# Raw data start

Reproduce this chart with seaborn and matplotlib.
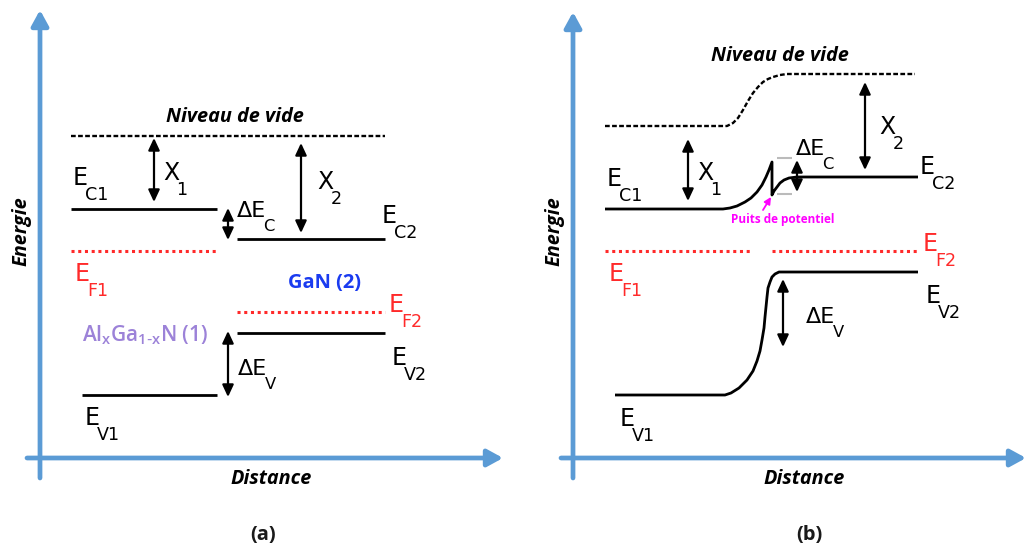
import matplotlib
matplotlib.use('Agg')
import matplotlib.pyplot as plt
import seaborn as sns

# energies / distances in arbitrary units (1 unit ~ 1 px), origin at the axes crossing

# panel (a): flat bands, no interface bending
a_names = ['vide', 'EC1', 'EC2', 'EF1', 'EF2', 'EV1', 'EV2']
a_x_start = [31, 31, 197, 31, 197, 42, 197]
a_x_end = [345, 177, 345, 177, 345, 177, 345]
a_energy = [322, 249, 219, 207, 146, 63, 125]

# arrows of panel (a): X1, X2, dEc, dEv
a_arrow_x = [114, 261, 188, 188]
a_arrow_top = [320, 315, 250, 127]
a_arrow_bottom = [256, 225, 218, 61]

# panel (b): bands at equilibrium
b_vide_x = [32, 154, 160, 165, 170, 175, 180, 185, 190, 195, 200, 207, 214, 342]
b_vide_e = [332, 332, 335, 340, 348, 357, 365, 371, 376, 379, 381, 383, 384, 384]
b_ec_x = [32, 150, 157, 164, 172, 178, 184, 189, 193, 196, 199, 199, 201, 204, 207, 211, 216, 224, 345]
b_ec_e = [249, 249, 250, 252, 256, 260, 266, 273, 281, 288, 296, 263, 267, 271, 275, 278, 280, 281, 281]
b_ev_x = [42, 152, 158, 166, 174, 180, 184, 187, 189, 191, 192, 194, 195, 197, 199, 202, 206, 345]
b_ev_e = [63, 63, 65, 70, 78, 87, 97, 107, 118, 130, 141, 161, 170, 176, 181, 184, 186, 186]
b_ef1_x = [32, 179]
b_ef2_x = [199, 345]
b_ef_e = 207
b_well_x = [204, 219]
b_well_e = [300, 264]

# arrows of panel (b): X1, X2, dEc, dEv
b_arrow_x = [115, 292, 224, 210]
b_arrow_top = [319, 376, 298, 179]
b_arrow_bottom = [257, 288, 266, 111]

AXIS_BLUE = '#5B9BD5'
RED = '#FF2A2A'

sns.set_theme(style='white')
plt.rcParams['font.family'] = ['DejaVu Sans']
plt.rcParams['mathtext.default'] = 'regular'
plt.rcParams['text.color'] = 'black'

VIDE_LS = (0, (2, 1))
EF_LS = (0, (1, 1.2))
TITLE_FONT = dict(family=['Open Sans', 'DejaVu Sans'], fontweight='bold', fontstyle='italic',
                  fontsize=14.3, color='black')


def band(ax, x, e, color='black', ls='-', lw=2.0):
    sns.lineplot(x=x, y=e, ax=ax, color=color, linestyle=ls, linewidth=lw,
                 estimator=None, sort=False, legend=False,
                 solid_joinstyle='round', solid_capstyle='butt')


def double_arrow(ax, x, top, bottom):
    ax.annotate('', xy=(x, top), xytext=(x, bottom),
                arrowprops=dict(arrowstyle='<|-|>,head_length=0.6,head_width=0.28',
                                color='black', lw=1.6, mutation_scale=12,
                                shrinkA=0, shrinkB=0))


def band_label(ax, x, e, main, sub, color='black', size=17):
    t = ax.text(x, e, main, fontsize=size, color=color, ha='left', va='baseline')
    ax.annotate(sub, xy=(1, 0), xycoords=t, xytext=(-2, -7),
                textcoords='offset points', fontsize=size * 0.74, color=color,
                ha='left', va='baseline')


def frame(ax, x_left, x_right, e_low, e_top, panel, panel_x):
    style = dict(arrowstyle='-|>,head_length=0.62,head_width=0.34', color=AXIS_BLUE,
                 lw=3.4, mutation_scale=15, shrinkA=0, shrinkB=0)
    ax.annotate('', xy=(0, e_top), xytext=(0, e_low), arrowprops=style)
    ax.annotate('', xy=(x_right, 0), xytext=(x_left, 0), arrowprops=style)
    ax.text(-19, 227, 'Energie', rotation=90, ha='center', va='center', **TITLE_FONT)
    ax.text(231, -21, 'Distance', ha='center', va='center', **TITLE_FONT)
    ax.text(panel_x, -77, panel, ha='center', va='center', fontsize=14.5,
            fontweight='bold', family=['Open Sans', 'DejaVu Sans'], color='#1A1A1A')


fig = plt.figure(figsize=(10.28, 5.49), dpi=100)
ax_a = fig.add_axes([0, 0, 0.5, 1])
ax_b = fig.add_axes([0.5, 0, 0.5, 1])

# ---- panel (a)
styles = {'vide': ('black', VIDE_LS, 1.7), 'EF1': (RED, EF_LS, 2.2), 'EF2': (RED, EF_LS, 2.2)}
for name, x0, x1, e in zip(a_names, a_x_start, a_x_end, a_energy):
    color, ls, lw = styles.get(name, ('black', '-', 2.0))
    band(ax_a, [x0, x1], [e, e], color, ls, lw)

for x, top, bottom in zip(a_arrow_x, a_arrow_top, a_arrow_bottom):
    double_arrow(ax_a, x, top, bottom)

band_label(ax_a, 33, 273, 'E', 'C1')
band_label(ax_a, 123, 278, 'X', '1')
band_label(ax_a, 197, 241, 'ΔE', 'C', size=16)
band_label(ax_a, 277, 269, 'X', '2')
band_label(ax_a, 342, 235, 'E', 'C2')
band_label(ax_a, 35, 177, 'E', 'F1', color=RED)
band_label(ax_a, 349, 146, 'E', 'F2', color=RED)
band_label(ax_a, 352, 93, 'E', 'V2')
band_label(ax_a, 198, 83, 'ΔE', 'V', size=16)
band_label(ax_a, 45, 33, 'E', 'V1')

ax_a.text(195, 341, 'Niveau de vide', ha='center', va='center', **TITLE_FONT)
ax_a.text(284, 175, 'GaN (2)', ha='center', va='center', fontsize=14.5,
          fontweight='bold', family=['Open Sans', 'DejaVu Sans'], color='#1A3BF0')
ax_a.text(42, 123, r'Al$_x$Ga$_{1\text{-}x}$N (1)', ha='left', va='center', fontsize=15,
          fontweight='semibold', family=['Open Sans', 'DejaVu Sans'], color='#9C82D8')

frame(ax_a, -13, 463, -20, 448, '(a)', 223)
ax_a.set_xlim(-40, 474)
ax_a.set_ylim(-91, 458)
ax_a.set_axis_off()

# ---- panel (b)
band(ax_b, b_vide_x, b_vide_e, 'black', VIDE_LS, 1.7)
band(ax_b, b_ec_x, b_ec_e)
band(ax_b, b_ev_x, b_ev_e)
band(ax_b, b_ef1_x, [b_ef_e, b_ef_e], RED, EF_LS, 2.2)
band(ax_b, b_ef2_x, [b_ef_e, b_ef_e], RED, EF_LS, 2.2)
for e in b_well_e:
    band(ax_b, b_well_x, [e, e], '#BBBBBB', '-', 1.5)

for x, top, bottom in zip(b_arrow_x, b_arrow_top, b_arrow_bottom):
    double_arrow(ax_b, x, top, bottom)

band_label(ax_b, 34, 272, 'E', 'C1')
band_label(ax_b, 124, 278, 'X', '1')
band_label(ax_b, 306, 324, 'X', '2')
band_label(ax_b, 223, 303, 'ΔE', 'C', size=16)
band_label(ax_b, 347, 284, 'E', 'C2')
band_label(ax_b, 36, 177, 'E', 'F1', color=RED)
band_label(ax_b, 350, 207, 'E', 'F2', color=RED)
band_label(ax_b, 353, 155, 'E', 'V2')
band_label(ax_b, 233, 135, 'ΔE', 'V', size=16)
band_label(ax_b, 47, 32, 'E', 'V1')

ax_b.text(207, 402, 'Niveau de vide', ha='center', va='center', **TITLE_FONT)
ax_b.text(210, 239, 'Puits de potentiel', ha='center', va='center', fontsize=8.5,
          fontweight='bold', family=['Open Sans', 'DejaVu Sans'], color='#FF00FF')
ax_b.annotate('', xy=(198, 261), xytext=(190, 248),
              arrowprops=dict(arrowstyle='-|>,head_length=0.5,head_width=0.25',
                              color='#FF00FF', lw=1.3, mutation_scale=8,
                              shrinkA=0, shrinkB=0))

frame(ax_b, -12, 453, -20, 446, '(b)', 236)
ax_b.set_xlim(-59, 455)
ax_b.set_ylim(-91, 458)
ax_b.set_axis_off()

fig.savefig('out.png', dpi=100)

# Raw data end
# Raw data start

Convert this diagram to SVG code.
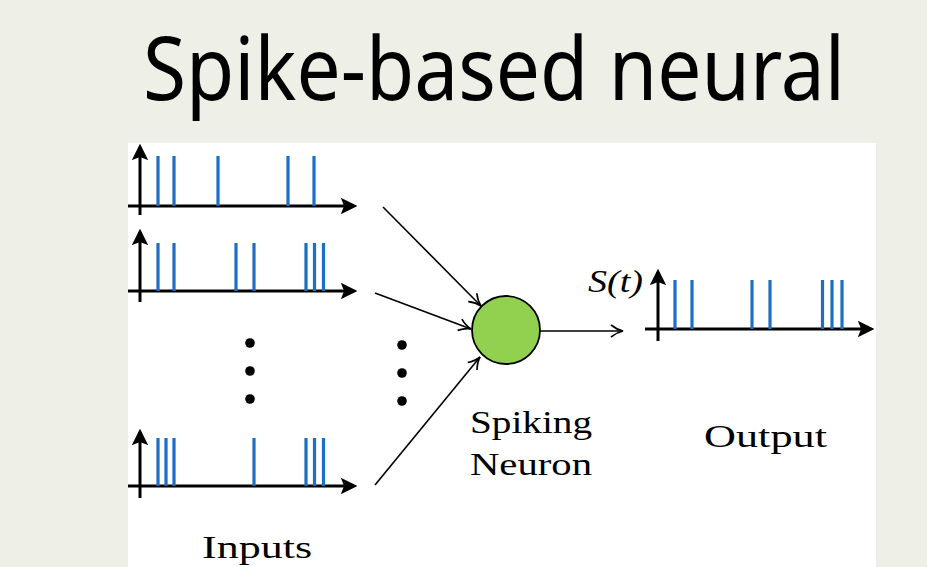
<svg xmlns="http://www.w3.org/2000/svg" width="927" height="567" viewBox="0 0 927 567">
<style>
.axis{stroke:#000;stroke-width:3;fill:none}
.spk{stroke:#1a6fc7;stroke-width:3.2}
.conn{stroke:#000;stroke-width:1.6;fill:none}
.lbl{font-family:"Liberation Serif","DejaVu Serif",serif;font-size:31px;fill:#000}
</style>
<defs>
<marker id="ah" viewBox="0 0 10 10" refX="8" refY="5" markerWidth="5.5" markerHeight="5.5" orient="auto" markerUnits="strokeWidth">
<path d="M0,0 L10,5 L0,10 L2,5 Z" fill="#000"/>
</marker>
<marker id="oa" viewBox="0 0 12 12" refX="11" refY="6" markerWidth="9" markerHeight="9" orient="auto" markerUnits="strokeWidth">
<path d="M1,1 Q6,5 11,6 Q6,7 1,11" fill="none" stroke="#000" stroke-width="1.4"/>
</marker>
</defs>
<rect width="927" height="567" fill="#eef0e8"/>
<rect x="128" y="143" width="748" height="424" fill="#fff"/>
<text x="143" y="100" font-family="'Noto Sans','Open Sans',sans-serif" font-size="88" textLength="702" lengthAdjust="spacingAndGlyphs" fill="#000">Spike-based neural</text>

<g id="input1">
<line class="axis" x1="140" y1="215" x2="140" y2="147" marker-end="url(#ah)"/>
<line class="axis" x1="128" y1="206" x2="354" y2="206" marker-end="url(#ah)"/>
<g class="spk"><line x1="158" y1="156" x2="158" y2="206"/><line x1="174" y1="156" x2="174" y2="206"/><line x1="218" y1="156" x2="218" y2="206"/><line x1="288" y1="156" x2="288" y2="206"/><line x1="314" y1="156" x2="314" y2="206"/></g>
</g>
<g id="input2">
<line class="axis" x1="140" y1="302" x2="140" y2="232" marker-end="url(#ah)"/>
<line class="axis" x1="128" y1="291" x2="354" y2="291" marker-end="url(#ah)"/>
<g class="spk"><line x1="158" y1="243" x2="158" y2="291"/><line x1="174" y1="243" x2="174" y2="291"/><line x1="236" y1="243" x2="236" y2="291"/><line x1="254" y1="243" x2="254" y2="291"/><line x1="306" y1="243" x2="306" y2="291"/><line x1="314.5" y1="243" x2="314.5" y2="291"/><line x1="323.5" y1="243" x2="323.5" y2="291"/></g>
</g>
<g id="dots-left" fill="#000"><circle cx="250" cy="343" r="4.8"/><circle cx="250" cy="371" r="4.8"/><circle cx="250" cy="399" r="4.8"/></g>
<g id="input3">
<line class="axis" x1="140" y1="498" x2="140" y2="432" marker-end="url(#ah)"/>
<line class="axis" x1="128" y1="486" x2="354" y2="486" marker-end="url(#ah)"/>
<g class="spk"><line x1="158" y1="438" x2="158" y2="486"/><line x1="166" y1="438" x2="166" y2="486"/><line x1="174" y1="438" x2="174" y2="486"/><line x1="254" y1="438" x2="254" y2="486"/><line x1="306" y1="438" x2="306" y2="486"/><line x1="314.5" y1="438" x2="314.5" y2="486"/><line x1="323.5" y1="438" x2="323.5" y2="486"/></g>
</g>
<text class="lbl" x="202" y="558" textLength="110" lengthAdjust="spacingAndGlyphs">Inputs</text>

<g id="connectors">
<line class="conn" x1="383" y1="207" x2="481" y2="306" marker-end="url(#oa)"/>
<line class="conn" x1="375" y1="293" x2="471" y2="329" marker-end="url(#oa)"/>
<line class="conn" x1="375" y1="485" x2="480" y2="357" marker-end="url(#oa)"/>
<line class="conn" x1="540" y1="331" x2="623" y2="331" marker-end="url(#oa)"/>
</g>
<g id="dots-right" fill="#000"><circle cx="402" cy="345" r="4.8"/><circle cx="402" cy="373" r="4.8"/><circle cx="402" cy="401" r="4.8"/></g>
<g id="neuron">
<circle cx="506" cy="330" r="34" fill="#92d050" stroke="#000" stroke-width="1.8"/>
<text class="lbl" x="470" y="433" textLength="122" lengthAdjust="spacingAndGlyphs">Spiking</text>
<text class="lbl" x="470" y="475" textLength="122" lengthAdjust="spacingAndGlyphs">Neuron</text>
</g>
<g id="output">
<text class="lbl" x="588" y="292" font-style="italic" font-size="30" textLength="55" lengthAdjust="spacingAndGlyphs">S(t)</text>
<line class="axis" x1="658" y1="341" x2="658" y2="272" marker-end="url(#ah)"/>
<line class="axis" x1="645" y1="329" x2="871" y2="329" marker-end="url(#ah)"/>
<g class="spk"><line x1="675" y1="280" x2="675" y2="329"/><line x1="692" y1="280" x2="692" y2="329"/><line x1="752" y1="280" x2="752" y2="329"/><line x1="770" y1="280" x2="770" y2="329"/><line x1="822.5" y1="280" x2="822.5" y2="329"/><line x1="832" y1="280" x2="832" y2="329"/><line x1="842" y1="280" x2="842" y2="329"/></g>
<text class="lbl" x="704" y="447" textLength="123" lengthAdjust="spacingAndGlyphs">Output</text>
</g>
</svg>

# Raw data end
# Raw data start

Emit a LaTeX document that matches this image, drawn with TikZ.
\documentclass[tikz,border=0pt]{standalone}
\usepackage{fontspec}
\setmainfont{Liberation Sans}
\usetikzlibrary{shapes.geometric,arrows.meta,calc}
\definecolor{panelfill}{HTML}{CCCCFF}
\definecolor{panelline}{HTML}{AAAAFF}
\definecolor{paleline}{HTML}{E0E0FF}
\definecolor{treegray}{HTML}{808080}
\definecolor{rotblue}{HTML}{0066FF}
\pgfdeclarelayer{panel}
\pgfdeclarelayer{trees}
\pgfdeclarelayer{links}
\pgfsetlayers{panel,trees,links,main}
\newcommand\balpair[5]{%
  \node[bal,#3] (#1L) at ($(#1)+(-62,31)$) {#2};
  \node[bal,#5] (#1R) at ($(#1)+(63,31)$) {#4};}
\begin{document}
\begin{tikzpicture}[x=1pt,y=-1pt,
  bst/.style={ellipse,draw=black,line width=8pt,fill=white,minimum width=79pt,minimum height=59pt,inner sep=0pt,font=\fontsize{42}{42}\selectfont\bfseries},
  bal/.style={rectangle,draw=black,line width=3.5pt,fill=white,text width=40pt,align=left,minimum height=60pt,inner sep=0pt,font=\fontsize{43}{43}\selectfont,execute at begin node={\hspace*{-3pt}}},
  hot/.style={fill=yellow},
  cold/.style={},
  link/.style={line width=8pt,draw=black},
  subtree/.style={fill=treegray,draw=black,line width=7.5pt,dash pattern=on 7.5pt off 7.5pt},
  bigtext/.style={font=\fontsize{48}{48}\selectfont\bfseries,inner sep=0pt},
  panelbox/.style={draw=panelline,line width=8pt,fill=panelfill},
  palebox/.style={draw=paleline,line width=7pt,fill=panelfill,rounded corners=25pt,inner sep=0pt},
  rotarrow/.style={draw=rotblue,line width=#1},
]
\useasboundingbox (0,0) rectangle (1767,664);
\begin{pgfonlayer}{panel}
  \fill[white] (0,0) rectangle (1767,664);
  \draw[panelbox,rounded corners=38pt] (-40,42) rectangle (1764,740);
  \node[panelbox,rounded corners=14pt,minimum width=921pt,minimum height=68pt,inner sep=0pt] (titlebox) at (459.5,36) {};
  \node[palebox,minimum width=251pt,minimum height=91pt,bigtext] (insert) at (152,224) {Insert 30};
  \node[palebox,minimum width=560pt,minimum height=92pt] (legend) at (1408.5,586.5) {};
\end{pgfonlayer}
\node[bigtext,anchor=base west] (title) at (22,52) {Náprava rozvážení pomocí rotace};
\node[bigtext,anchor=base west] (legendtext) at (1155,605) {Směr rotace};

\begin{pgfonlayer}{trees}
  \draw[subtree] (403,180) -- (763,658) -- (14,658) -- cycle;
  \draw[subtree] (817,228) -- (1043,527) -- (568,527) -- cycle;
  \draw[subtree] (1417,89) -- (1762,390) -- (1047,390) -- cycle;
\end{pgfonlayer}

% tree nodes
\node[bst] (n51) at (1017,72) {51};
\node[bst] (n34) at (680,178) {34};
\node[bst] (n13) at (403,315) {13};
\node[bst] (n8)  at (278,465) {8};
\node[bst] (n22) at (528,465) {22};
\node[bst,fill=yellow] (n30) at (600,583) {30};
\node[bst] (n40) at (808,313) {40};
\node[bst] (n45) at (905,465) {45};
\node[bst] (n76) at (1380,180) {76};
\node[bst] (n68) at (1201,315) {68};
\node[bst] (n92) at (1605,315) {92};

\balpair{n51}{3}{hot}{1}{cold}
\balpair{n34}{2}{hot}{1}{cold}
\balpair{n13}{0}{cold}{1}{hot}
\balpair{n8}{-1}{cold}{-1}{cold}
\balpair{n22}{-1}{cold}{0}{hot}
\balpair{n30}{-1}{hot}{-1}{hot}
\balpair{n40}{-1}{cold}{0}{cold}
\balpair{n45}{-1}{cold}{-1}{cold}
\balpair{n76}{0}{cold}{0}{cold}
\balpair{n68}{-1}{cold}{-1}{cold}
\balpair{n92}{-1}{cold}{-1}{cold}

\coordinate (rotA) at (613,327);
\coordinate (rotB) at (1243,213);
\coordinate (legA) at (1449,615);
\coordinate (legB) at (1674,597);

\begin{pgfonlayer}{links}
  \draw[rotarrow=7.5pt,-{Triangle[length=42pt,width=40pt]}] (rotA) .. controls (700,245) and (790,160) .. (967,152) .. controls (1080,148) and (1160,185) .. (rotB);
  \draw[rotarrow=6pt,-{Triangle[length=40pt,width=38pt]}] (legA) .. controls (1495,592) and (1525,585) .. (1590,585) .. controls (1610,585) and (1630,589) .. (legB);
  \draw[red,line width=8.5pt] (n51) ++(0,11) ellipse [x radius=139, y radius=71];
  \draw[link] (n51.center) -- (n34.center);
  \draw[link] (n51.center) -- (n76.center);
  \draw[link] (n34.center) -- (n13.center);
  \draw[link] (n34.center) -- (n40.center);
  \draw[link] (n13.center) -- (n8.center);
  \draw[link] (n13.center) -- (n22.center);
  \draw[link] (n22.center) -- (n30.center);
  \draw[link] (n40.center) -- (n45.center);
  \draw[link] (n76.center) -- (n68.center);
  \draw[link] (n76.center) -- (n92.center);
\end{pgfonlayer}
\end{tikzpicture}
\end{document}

# Raw data end

● **Task objective**
Both the line with "Reproduce this chart" and the line with "# energies /" belong in the copy, along with every line between them; set them down exactly and skip the pictures.

● **Task solution**
Reproduce this chart with seaborn and matplotlib.
import matplotlib
matplotlib.use('Agg')
import matplotlib.pyplot as plt
import seaborn as sns

# energies / distances in arbitrary units (1 unit ~ 1 px), origin at the axes crossing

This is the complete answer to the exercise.